The danger of the credit crunch has always been that a bad downturn in the real economy would start to kick in before the banking system had had a chance to recover from the traumas of the sub-prime crisis, and this is indeed what now seems to be happening.

Worse, the "deleveraging", or balance sheet contraction, which the banks are undertaking in response to the credit crunch, is now adding substantially to the woes of the real economy. According to figures from the Bank of England yesterday, British banks reduced their lending to the UK economy by nearly £600m in the six months to the end of August. That process will have accelerated since. The contraction now apparent is after a long period of substantial growth, so the effect of the deprivation will be felt doubly hard in the real economy.

As the economy heads south, both in the US and Europe, a whole new raft of bad debt experience will take over from where the credit crunch is leaving off, causing confidence in the banking system to be further undermined. Nor has the policy response in attempting to reignite trust and confidence in banks been as brilliant as it might have.

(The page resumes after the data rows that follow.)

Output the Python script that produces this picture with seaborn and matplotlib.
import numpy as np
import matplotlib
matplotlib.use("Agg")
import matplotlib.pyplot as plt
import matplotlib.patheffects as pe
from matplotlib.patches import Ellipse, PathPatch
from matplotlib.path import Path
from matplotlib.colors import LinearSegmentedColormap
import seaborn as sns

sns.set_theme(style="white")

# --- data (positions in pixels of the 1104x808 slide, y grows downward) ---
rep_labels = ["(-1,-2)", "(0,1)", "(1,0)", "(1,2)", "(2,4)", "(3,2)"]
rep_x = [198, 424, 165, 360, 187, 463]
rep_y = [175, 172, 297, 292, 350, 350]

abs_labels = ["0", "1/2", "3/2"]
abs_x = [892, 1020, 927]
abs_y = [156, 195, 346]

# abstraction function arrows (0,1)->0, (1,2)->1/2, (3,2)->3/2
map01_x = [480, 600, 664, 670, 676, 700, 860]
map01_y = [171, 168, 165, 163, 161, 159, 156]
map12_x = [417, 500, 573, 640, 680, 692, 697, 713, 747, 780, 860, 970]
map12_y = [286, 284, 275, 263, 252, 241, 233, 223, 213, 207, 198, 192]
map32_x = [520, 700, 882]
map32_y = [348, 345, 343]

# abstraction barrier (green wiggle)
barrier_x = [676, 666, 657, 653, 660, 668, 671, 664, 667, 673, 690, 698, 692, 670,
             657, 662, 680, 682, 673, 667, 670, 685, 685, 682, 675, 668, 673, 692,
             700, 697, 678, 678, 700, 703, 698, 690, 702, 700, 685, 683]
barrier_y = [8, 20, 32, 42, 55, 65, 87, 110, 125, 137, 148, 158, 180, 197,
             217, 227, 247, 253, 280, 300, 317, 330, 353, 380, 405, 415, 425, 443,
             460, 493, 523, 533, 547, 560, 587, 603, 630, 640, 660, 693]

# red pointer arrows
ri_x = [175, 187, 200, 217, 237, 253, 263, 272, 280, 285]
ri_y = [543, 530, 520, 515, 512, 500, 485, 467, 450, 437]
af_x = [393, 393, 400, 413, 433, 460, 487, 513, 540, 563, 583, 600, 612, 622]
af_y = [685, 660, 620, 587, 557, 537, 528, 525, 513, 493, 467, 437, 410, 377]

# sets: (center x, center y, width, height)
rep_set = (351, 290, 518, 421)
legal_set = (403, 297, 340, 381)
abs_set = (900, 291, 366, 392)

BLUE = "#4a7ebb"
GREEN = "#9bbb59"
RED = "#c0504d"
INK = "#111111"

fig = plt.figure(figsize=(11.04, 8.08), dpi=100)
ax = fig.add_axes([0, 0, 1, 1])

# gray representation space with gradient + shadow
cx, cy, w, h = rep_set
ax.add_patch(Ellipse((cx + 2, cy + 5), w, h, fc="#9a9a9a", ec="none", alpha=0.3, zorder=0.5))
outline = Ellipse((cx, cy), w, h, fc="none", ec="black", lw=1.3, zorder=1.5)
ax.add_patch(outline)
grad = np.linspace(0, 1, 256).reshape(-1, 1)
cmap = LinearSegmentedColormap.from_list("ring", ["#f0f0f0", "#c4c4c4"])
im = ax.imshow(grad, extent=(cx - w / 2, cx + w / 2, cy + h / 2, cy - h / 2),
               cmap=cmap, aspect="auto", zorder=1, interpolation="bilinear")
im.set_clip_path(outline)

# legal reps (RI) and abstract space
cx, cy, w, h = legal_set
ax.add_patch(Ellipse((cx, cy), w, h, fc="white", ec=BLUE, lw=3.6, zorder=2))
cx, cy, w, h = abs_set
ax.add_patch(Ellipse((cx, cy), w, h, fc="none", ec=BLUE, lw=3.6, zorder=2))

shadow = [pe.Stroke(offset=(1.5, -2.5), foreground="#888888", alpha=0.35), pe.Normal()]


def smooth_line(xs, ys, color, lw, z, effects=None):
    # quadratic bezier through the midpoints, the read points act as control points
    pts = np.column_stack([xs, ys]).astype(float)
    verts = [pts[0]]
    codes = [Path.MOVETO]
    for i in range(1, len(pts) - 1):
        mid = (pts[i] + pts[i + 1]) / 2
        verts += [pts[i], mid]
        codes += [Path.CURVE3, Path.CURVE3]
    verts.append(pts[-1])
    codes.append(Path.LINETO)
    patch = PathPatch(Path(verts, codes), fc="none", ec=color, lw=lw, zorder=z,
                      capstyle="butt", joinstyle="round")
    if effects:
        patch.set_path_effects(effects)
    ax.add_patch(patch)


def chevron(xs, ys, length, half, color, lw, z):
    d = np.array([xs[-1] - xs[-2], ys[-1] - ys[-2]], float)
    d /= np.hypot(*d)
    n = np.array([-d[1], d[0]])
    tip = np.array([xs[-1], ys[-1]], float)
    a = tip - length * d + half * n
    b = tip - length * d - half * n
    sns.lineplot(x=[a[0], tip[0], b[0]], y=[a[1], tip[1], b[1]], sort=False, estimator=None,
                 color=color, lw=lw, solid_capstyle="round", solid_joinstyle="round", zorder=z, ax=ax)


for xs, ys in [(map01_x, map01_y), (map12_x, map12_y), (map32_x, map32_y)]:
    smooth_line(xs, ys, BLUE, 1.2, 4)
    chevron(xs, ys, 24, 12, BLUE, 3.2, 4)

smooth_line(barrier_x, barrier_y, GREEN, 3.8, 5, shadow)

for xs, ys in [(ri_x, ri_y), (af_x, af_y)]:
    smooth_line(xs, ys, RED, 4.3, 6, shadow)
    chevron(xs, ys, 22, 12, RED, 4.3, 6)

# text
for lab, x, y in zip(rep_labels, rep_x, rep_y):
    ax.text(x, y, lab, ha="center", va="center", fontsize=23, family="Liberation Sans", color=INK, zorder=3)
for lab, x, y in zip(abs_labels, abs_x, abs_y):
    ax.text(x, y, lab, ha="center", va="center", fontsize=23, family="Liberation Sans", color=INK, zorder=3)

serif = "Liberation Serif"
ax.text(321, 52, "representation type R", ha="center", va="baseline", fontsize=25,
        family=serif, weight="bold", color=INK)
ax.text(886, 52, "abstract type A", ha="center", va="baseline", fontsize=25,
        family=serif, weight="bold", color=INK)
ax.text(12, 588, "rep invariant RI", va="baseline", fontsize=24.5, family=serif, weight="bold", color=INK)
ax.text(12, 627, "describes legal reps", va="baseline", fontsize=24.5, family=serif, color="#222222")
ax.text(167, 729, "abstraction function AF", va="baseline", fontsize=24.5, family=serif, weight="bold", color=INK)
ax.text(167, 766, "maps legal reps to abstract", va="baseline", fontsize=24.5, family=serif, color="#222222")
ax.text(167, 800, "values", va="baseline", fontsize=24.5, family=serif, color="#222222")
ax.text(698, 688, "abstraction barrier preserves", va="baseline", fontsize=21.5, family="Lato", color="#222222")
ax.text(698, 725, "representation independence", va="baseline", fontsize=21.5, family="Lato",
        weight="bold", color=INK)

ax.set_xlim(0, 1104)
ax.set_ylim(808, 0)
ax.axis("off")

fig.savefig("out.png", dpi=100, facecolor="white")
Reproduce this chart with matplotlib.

The decision in the US to let Lehman Brothers go to the wall was plainly a mistake, causing some $400bn of liquidity to be sucked out of the system, thereby hugely increasing the magnitude of the funding challenge for other banks. At the same time, it collapsed confidence in the banking system more generally because of fears over which banks might be allowed to fail next. The upshot is that a solvency problem has been piled on an existing liquidity crisis. Indeed, it has become impossible to disentangle the two, with the fear that banks may not have enough capital to cover their bad debts understandably making banks even more wary of lending to one another.

The nationalisation of banking assets without compensation for equity holders, which began with Northern Rock and is now being repeated with Bradford & Bingley, hasn't helped matters. The same policy mistakes have broadly been mirrored in the US.

Fund managers and bankers who were prevailed upon by the Financial Services Authority only a few months back to put up fresh equity to recapitalise Bradford & Bingley have found themselves completely wiped out. They are unlikely to oblige regulators again. From here on in, it's going to be difficult to persuade the private sector to recapitalise the banks in the manner now so obviously required.

All this supports the contention that whatever happens to the $700bn bailout, things are going to get more difficult still before they get better. The pain in the real economy is in any case yet to come. Fast rising unemployment now looks a done deal. As for the crisis in financial markets, it remains impossible to tell how things will play out.

Certainly, a lot more needs to happen before we can be confident of things being on the mend. Europe and Britain must quickly start cutting interest rates. In Britain, the special liquidity scheme needs to be reformed to make it easier and faster for banks to access its liquidity. Similar "bad bank" arrangements to those proposed for the US, allowing banks to sell their illiquid assets to the taxpayer, may have to be established in Europe. There may, regrettably, also need to be a lot more banking consolidation.

The way things are going, the Lloyds TSB merger with HBOS could be just the hors d'oeuvre. Royal Bank of Scotland, owner of National Westminster Bank, found its share price again under sustained attack yesterday. This wasn't just because of its entanglement with ABN Amro, an ill-judged takeover which has already helped sink Belgium's Fortis; it was also because of concern over funding. RBS is quite heavily dependent on short-term, wholesale funding.

Like HBOS, RBS is too big to be allowed to fail. With so many tentacles in the UK economy, such an event is unthinkable. A nuclear winter of economic hardship would follow. But even more so than HBOS, RBS is also too big to nationalise. If the worst came to the worst, it would have to be taken over. The only British-based bank capable of doing so would be HSBC. Is such an outcome even remotely conceivable? In these markets, anything is possible.